Your studio isn’t a compromise. It’s a blank canvas for a highly efficient, deeply personal, and intentionally curated life. That’s the ultimate luxury.
FAQs: Affordable Studio Apartment Living
How small is too small for a studio to feel luxurious?
It’s less about square footage and more about layout and light. A 300 sq ft studio with huge windows and a logical layout can feel more luxurious than a 450 sq ft unit with a dark, awkward floorplan. The key is flow and natural light. If you can’t change the windows, you must master artificial lighting.
What’s the one piece of furniture I should invest in?
A quality, storage-oriented bed frame. You spend a third of your life there, and it solves your biggest storage problem. A close second is a comfortable, appropriately-sized sofa (not a loveseat that’s too small, not a sectional that’s too big). It defines your living zone.
How do I entertain guests without feeling cramped?
Embrace the cocktail party, not the dinner party. Have people over for drinks, not a seated meal. Use your nesting tables. Clear all clutter to create standing/sitting circulation space. Use mood lighting and music to distract from the size. Most guests remember the vibe, not the square footage.
Are studio apartments only for single people?

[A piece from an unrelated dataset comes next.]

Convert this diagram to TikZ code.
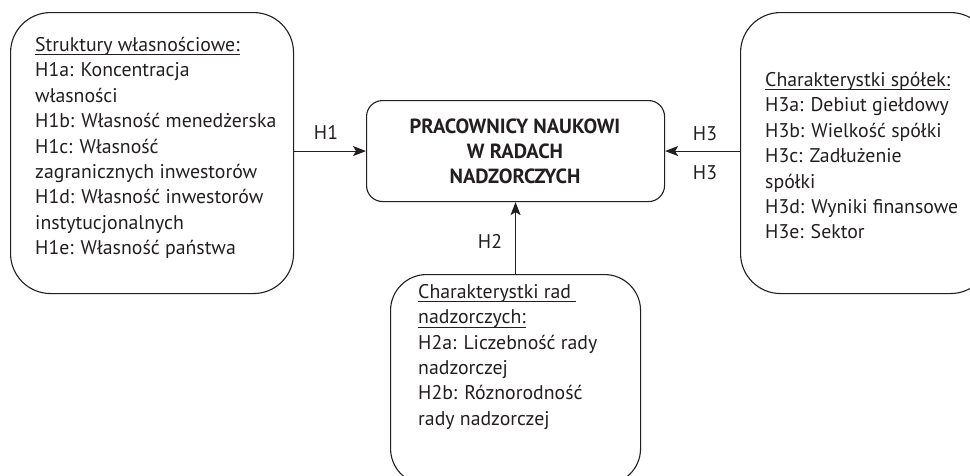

Not at all, but they require exceptional communication and organization for couples. Dual-purpose furniture and defined personal zones (even if it’s just “your side of the bed” and “your shelf”) are critical. The purge is even more important—two people’s clutter collides fast.
How do I handle kitchen limitations?
Maximize vertical space with a pot rack, magnetic knife strip, and shelf risers inside cabinets. Limit your cookware to one excellent skillet, one saucepan, and a sheet pan. A toaster oven/air fryer combo can often replace a full oven for most cooking. A stick blender is more versatile than a full-sized one. It’s about being a strategic chef.
I’m on a super tight budget. Where do I start?
Start with the free purge. Then, focus on lighting. You can find cheap but stylish floor lamps at Target or IKEA. Swap out harsh bulbs for soft white ones. Next, invest in textiles—a throw blanket and two new pillow covers for your sofa can change the entire color scheme and feel for under $50. Luxury is in the details you touch and see daily, not the price tag.